### Data
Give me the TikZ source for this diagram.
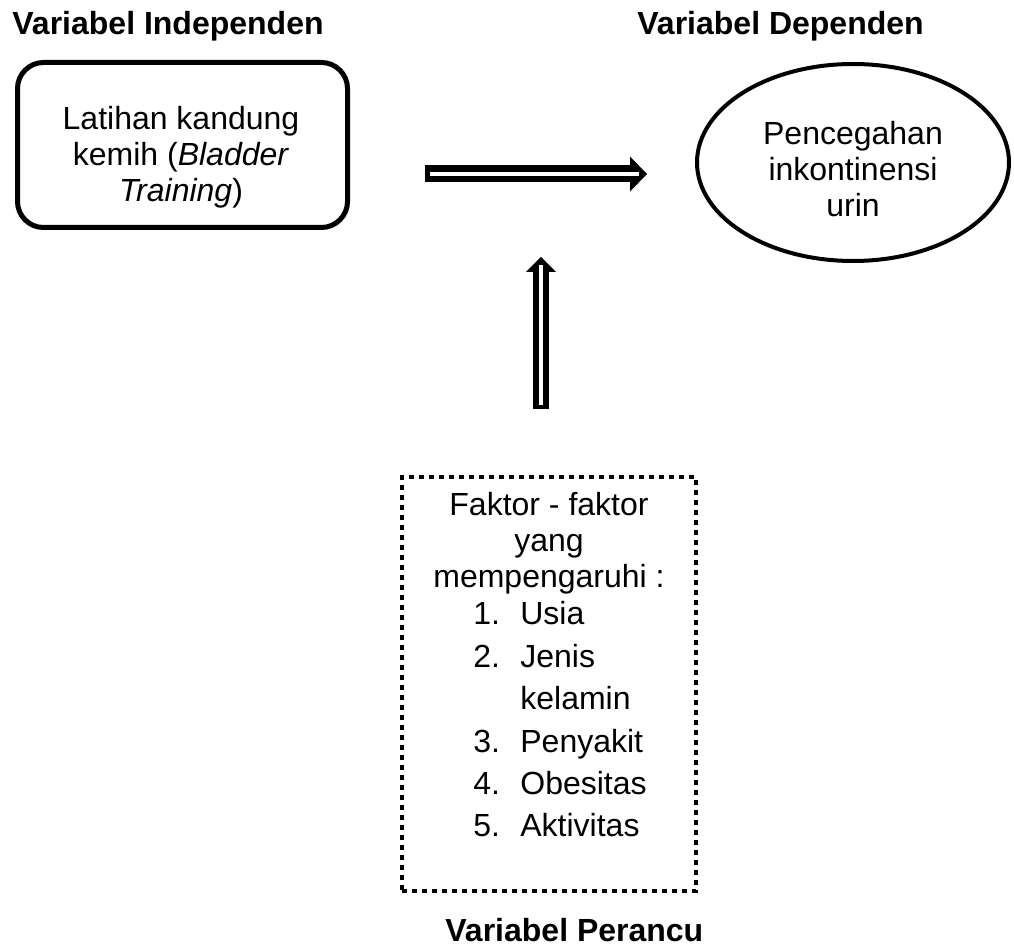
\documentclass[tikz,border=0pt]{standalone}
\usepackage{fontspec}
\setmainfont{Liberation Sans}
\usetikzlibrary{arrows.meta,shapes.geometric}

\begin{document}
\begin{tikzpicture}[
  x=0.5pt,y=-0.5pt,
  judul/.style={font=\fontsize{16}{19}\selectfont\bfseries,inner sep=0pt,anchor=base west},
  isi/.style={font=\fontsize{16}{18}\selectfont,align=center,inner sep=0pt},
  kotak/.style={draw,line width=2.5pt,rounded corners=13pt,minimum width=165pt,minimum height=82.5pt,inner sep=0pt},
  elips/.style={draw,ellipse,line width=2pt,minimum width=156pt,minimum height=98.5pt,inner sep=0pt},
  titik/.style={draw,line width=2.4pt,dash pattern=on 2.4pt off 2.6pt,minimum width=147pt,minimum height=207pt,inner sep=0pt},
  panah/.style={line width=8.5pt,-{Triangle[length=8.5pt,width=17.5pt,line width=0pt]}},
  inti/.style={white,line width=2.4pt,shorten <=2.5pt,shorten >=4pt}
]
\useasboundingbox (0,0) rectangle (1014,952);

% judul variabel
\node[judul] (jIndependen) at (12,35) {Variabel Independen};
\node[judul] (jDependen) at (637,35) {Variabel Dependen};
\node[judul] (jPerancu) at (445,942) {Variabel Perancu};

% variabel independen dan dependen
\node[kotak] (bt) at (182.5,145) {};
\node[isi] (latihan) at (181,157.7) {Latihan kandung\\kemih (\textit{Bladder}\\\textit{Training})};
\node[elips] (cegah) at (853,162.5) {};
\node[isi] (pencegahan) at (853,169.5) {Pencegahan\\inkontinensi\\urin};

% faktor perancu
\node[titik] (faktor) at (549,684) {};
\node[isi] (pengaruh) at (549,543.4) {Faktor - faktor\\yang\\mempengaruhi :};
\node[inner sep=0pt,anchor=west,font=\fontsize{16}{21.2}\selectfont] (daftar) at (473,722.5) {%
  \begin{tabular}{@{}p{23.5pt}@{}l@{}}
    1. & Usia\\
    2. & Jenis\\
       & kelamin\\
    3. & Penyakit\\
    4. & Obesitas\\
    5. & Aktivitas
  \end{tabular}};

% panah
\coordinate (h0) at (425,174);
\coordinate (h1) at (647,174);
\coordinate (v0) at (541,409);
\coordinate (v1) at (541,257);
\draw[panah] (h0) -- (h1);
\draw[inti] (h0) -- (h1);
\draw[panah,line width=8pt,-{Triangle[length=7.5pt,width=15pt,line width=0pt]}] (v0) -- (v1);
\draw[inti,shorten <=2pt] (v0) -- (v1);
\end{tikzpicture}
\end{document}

### Problem
Give the material again exactly as it is, but keep the pictures out.

### Output of the task
Give me the TikZ source for this diagram.
\documentclass[tikz,border=0pt]{standalone}
\usepackage{fontspec}
\setmainfont{Liberation Sans}
\usetikzlibrary{arrows.meta,shapes.geometric}

\begin{document}
\begin{tikzpicture}[
  x=0.5pt,y=-0.5pt,
  judul/.style={font=\fontsize{16}{19}\selectfont\bfseries,inner sep=0pt,anchor=base west},
  isi/.style={font=\fontsize{16}{18}\selectfont,align=center,inner sep=0pt},
  kotak/.style={draw,line width=2.5pt,rounded corners=13pt,minimum width=165pt,minimum height=82.5pt,inner sep=0pt},
  elips/.style={draw,ellipse,line width=2pt,minimum width=156pt,minimum height=98.5pt,inner sep=0pt},
  titik/.style={draw,line width=2.4pt,dash pattern=on 2.4pt off 2.6pt,minimum width=147pt,minimum height=207pt,inner sep=0pt},
  panah/.style={line width=8.5pt,-{Triangle[length=8.5pt,width=17.5pt,line width=0pt]}},
  inti/.style={white,line width=2.4pt,shorten <=2.5pt,shorten >=4pt}
]
\useasboundingbox (0,0) rectangle (1014,952);

% judul variabel
\node[judul] (jIndependen) at (12,35) {Variabel Independen};
\node[judul] (jDependen) at (637,35) {Variabel Dependen};
\node[judul] (jPerancu) at (445,942) {Variabel Perancu};

% variabel independen dan dependen
\node[kotak] (bt) at (182.5,145) {};
\node[isi] (latihan) at (181,157.7) {Latihan kandung\\kemih (\textit{Bladder}\\\textit{Training})};
\node[elips] (cegah) at (853,162.5) {};
\node[isi] (pencegahan) at (853,169.5) {Pencegahan\\inkontinensi\\urin};

% faktor perancu
\node[titik] (faktor) at (549,684) {};
\node[isi] (pengaruh) at (549,543.4) {Faktor - faktor\\yang\\mempengaruhi :};
\node[inner sep=0pt,anchor=west,font=\fontsize{16}{21.2}\selectfont] (daftar) at (473,722.5) {%
  \begin{tabular}{@{}p{23.5pt}@{}l@{}}
    1. & Usia\\
    2. & Jenis\\
       & kelamin\\
    3. & Penyakit\\
    4. & Obesitas\\
    5. & Aktivitas
  \end{tabular}};

% panah
\coordinate (h0) at (425,174);
\coordinate (h1) at (647,174);
\coordinate (v0) at (541,409);
\coordinate (v1) at (541,257);
\draw[panah] (h0) -- (h1);
\draw[inti] (h0) -- (h1);
\draw[panah,line width=8pt,-{Triangle[length=7.5pt,width=15pt,line width=0pt]}] (v0) -- (v1);
\draw[inti,shorten <=2pt] (v0) -- (v1);
\end{tikzpicture}
\end{document}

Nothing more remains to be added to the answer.